Catalan cuisine


Catalan cuisine is the cuisine from Catalonia. It may also refer to the shared cuisine of Roussillon and Andorra, the second of which has a similar cuisine to that of the neighbouring Alt Urgell and Cerdanya comarques and which is often referred to as "Catalan mountain cuisine". It is considered a part of western Mediterranean cuisine.

History

There are several Catalan language cookbooks from the Middle Ages that are known to modern scholars. The Libre del Coch was one of the most influential cookbooks of Renaissance Spain. It includes several salsa recipes made with ingredients such as ginger, mace powder, cinnamon, saffron, cloves, wine and honey. Salsa de pagó took its name from the peacock that it was intended to be served with, but could accompany any type of poultry, and was part of the medieval Christmas meal. Salsa mirraust was half-roasted poultry that was finished in a salsa thickened with egg yolks, toasted almonds and breadcrumbs. In the version of the recipe from the 14th-century Libre de Sent Soví, the sauce is thickened with mashed poultry liver instead of egg yolks.
Hippocras was spiced wine made with cinnamon, cloves, ginger, pepper, honey and wine pressed through a manega, a pastry bag shaped cloth that was originally designed by Hippocrates to filter water.

Basic ingredients

It relies heavily on ingredients popular along the Mediterranean coast, including fresh vegetables, wheat products, Arbequina olive oils, wines, legumes, mushrooms, all sorts of pork preparations, all sorts of cheese, poultry, lamb, and many types of fish like sardine, anchovy, tuna, and cod.
The traditional Catalan cuisine is quite diverse, ranging from pork-intensive dishes cooked in the inland part of the region to fish-based recipes along the coast.
The cuisine includes many preparations that mix sweet and savoury and stews with sauces based upon botifarra and the characteristic picada.

Savoury dishes

There are 11 Catalan wine-growing regions qualified by the INCAVI : Priorat, Penedès, Catalunya, Costers del Segre, Conca de Barberà, Montsant, Alella, Tarragona, Empordà, Pla del Bages and Terra Alta.
The sparkling wine cava, made mainly in the Penedès and Anoia regions, is the Catalan equivalent to champagne.
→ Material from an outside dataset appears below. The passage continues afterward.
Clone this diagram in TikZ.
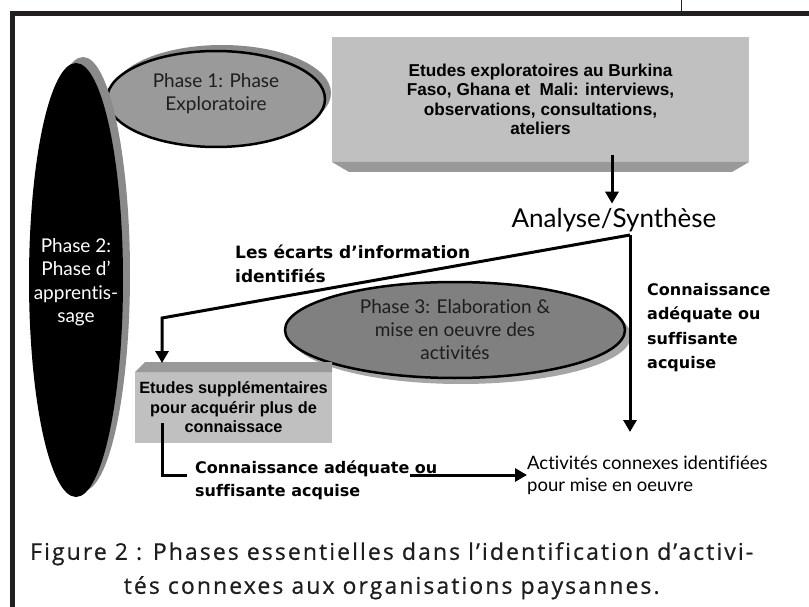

It is widely exported.
"Moscatell", is a sweet Catalan wine which have similar varieties in other countries such as France, Italy, Portugal, Albania, Slovenia, Greece, Romania and Turkey, as well as other regions of Spain. However, Catalan moscatell is thicker than French muscat and is not drunk before the meal but after it, either with or after dessert.

Alternative views

Some Catalan authors, such as Josep Pla, Jaume Fàbrega or Eliana Thibaut i Comalada, and others like Colman Andrews, have suggested that, besides Catalonia proper, this cuisine takes in the Balearic and Valencian cuisines, but this opinion is challenged as politicised, and is not widespread, nor is it supported by either the Balearic or the Valencian government, while the Catalan government itself provides divergent points of view. In any case, mutual ties do exist between Catalan gastronomy and other western Mediterranean gastronomies, such as Balearic cuisine, Valencian cuisine, Southern French cuisine, Aragonese cuisine or Murcian cuisine.

Chefs and restaurants

Catalan cooks and chefs are widely renowned and critically acclaimed all over the world. Three of The World's 50 Best Restaurants are in Catalonia, and four restaurants have three Michelin stars. Barcelona has nine Michelin stars including Cinc Sentits and has been chosen as the best gastronomical city by the American TV network MSNBC in 2009, topping the list of the ten best gastronomical cities in the world.
In Province of Girona are two of the best restaurants of the world, El Celler de Can Roca, the best of the world in 2014 and 2015, and elBulli, in Roses, the best one in 2002, 2006, 2007, 2008, 2009 and 2nd in 2010, before its closure, in 2011.